What the Law Requires
Effective May 7, 2022, New York's workplace monitoring law requires employers who monitor employees' telephone conversations, email, or internet access to:
- Provide written notice to employees upon hiring that monitoring may occur.
- Post the notice conspicuously in the workplace (or distribute electronically for remote workers).
- Obtain written or electronic acknowledgment from each employee.
The law applies to all private employers in New York State with any form of electronic monitoring. It covers monitoring of telephone conversations, email, and internet access or usage — which, in practice, covers virtually all digital monitoring tools.
What It Means for Monitoring Tools
The law doesn't prohibit monitoring — it requires disclosure. Employers can still monitor as they see fit (within other legal constraints), as long as employees are notified. However, the disclosure requirement creates an accountability mechanism that effectively discourages the most invasive practices.
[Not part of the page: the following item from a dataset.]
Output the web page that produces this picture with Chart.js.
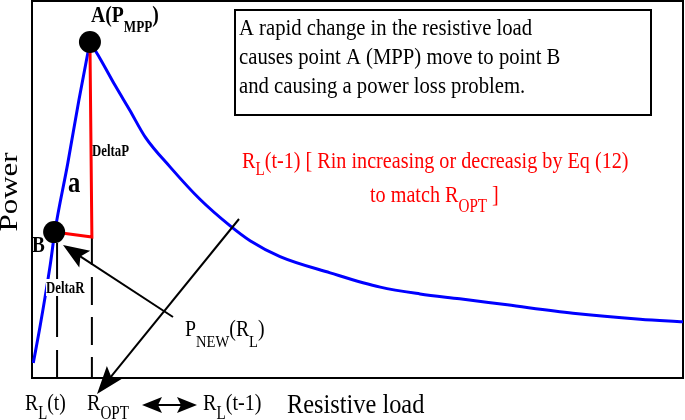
<!DOCTYPE html>
<html>
<head>
<meta charset="utf-8">
<script src="https://cdn.jsdelivr.net/npm/chart.js@4.4.1/dist/chart.umd.min.js"></script>
<style>
  html, body { margin: 0; padding: 0; background: #fff; }
  #wrap { width: 685px; height: 420px; }
</style>
</head>
<body>
<div id="wrap"><canvas id="chart" width="685" height="420"></canvas></div>
<script>
// resistive load (x) and power (y), both in 0..100 plot units
const riseLoad  = [0.2, 1.2, 2.8, 3.5, 5.5, 7.2, 8.9];
const risePower = [4.0, 13.3, 30.0, 38.7, 57.0, 73.7, 89.1];

const fallLoad  = [8.9, 10.4, 12.8, 15.0, 17.4, 21.2, 25.8, 30.4, 33.5, 38.1, 45.8, 53.5, 59.6, 65.7, 73.0, 83.1, 93.4, 100];
const fallPower = [89.1, 84.9, 77.5, 71.1, 63.9, 56.0, 47.4, 40.4, 36.4, 32.2, 27.9, 24.1, 22.3, 21.0, 19.4, 17.2, 15.6, 14.9];

// A (MPP) and B
const dotLoad  = [8.9, 3.4];
const dotPower = [89.1, 38.7];

// DeltaP / DeltaR red path: A -> corner -> B
const deltaLoad  = [8.9, 9.2, 3.4];
const deltaPower = [89.1, 37.4, 38.7];

// dashed drop lines
const dropRt   = [3.85, 3.85];
const dropRopt = [9.2, 9.2];
const dropRtPower   = [35.8, 0];
const dropRoptPower = [37.4, 0];

const pts = (xs, ys) => xs.map((x, i) => ({ x: x, y: ys[i] }));

const SERIF = '"Liberation Serif", "Times New Roman", serif';

// parts: [text, size, dy, bold]
function richText(ctx, x, y, parts, sx, align) {
  let w = 0;
  parts.forEach(p => {
    ctx.font = (p[3] ? 'bold ' : '') + p[1] + 'px ' + SERIF;
    w += ctx.measureText(p[0]).width;
  });
  ctx.save();
  ctx.translate(x, y);
  ctx.scale(sx || 1, 1);
  let cx = align === 'center' ? -w / 2 : 0;
  ctx.textBaseline = 'alphabetic';
  ctx.textAlign = 'left';
  parts.forEach(p => {
    ctx.font = (p[3] ? 'bold ' : '') + p[1] + 'px ' + SERIF;
    ctx.fillText(p[0], cx, p[2] || 0);
    cx += ctx.measureText(p[0]).width;
  });
  ctx.restore();
}

function arrowHead(ctx, x1, y1, x2, y2, len, half) {
  const a = Math.atan2(y2 - y1, x2 - x1);
  const c = Math.cos(a), s = Math.sin(a);
  ctx.beginPath();
  ctx.moveTo(x2, y2);
  ctx.lineTo(x2 - len * c + half * s, y2 - len * s - half * c);
  ctx.lineTo(x2 - len * 0.8 * c, y2 - len * 0.8 * s);
  ctx.lineTo(x2 - len * c - half * s, y2 - len * s + half * c);
  ctx.closePath();
  ctx.fill();
}

function arrow(ctx, x1, y1, x2, y2, len, half) {
  const a = Math.atan2(y2 - y1, x2 - x1);
  ctx.beginPath();
  ctx.moveTo(x1, y1);
  ctx.lineTo(x2 - len * 0.6 * Math.cos(a), y2 - len * 0.6 * Math.sin(a));
  ctx.stroke();
  arrowHead(ctx, x1, y1, x2, y2, len, half);
}

const diagram = {
  id: 'diagram',
  beforeDatasetsDraw(chart) {
    const ctx = chart.ctx;
    const a = chart.chartArea;
    ctx.save();
    ctx.strokeStyle = '#000';
    ctx.lineWidth = 2;
    ctx.strokeRect(a.left, a.top, a.right - a.left, a.bottom - a.top);
    ctx.restore();
  },
  afterDatasetsDraw(chart) {
    const ctx = chart.ctx;
    ctx.save();
    ctx.fillStyle = '#000';
    ctx.strokeStyle = '#000';

    // note box
    ctx.lineWidth = 2;
    ctx.fillStyle = '#fff';
    ctx.fillRect(235, 10, 416, 105);
    ctx.strokeRect(235, 10, 416, 105);
    ctx.fillStyle = '#000';
    richText(ctx, 239, 35, [['A rapid change in the resistive load', 23]], 0.9);
    richText(ctx, 239, 64, [['causes point A (MPP) move to point B', 23]], 0.9);
    richText(ctx, 239, 93, [['and causing a power loss problem.', 23]], 0.9);

    // point labels
    richText(ctx, 91, 22, [['A(P', 24, 0, true], ['MPP', 16, 10, true], [')', 24, 0, true]], 0.82);
    richText(ctx, 92, 156, [['DeltaP', 16, 0, true]], 0.8);
    richText(ctx, 68, 192, [['a', 30, 0, true]], 0.82);
    richText(ctx, 32, 252, [['B', 24, 0, true]], 0.8);
    ctx.fillStyle = '#fff';
    ctx.fillRect(46, 279, 42, 17);
    ctx.fillStyle = '#000';
    richText(ctx, 46, 293, [['DeltaR', 16, 0, true]], 0.8);

    // red note
    ctx.fillStyle = '#ff0000';
    richText(ctx, 242, 168, [['R', 24], ['L', 18, 7], ['(t-1) [ Rin increasing or decreasig by Eq (12)', 24]], 0.84);
    richText(ctx, 370, 202, [['to match R', 24], ['OPT', 18, 10], [' ]', 24]], 0.84);
    ctx.fillStyle = '#000';

    // curve label
    richText(ctx, 185, 336, [['P', 23], ['NEW', 17, 11], ['(R', 23], ['L', 17, 11], [')', 23]], 0.86);

    // arrows
    ctx.lineWidth = 2;
    arrow(ctx, 173, 317, 63, 245, 26, 10);
    arrow(ctx, 239, 219, 97, 394, 28, 10);
    ctx.beginPath();
    ctx.moveTo(156, 405);
    ctx.lineTo(183, 405);
    ctx.stroke();
    arrowHead(ctx, 170, 405, 142, 405, 20, 8);
    arrowHead(ctx, 170, 405, 197, 405, 20, 8);

    // axis texts
    richText(ctx, 25, 410, [['R', 24], ['L', 18, 9], ['(t)', 24]], 0.82);
    richText(ctx, 87, 410, [['R', 24], ['OPT', 18, 9]], 0.84);
    richText(ctx, 203, 410, [['R', 24], ['L', 18, 9], ['(t-1)', 24]], 0.84);
    richText(ctx, 287, 413, [['Resistive load', 28]], 0.87);

    ctx.save();
    ctx.translate(17, 192);
    ctx.rotate(-Math.PI / 2);
    ctx.scale(1, 0.8);
    ctx.font = '31px ' + SERIF;
    ctx.textAlign = 'center';
    ctx.fillText('Power', 0, 0);
    ctx.restore();

    ctx.restore();
  }
};

new Chart(document.getElementById('chart'), {
  type: 'line',
  data: {
    datasets: [
      { data: pts(dotLoad, dotPower), showLine: false, pointRadius: 11, pointBackgroundColor: '#000', pointBorderColor: '#000', pointBorderWidth: 0 },
      { data: pts(deltaLoad, deltaPower), borderColor: '#ff0000', borderWidth: 3, pointRadius: 0, tension: 0 },
      { data: pts(riseLoad, risePower), borderColor: '#0000ff', borderWidth: 3, pointRadius: 0, cubicInterpolationMode: 'monotone' },
      { data: pts(fallLoad, fallPower), borderColor: '#0000ff', borderWidth: 3, pointRadius: 0, cubicInterpolationMode: 'monotone' },
      { data: pts(dropRt, dropRtPower), borderColor: '#000', borderWidth: 2, pointRadius: 0, borderDash: [94, 13] },
      { data: pts(dropRopt, dropRoptPower), borderColor: '#000', borderWidth: 2, pointRadius: 0, borderDash: [28, 12] }
    ]
  },
  options: {
    responsive: false,
    animation: false,
    devicePixelRatio: 1,
    events: [],
    layout: { autoPadding: false, padding: { left: 32, top: 1, right: 2, bottom: 42 } },
    plugins: { legend: { display: false }, tooltip: { enabled: false } },
    scales: {
      x: { type: 'linear', min: 0, max: 100, display: false },
      y: { type: 'linear', min: 0, max: 100, display: false }
    }
  },
  plugins: [diagram]
});
</script>
</body>
</html>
Think about it: if you have to tell employees in writing that you're capturing screenshots every five minutes and logging their keystrokes, you're going to face a lot more pushback than if you can do it silently. The disclosure requirement forces the bossware conversation into the open, which is exactly the point.
For Teambridg customers, compliance is straightforward because we've always advocated for full disclosure. Our monitoring policy guide already recommends the kind of notice that New York now requires. If you've been following our transparency recommendations, you're already compliant.
Compliance Checklist
For New York employers, here's a practical compliance checklist:
- Draft a monitoring notice. In plain language, describe what electronic monitoring occurs. Be specific about the types of monitoring (email, internet, phone, productivity software).
- Add to onboarding. Include the notice in your new-hire paperwork. Obtain written or digital acknowledgment.
- Notify existing employees. If you haven't already, distribute the notice to all current employees and collect acknowledgments.
- Post conspicuously. In offices, post in common areas (like other required workplace postings). For remote workers, distribute electronically and ensure it's accessible.
- Document everything. Keep records of notices distributed and acknowledgments received. You'll need these if compliance is ever questioned.
The Broader Trend
New York joins Connecticut and Delaware in requiring monitoring disclosure, and more states are following. California's AB 1651, Illinois's biometric data expansion, and proposals in Massachusetts and Washington all move in the same direction: more transparency, more employee rights, more employer obligations.
At the federal level, while comprehensive legislation remains unlikely in the near term, the FTC has signaled interest in workplace surveillance as a consumer protection issue. If federal action comes, it will almost certainly establish a disclosure requirement at minimum.
The smart play for any employer — regardless of state — is to implement transparent monitoring practices now. The compliance cost of disclosure is trivial. The reputational and legal cost of being caught doing stealth monitoring is enormous. And the trust benefit of proactive transparency is real and measurable.
At Teambridg, we've always said that if you can't comfortably tell your employees exactly what you're monitoring, you shouldn't be monitoring it. New York has codified that principle into law. We expect many other states to follow.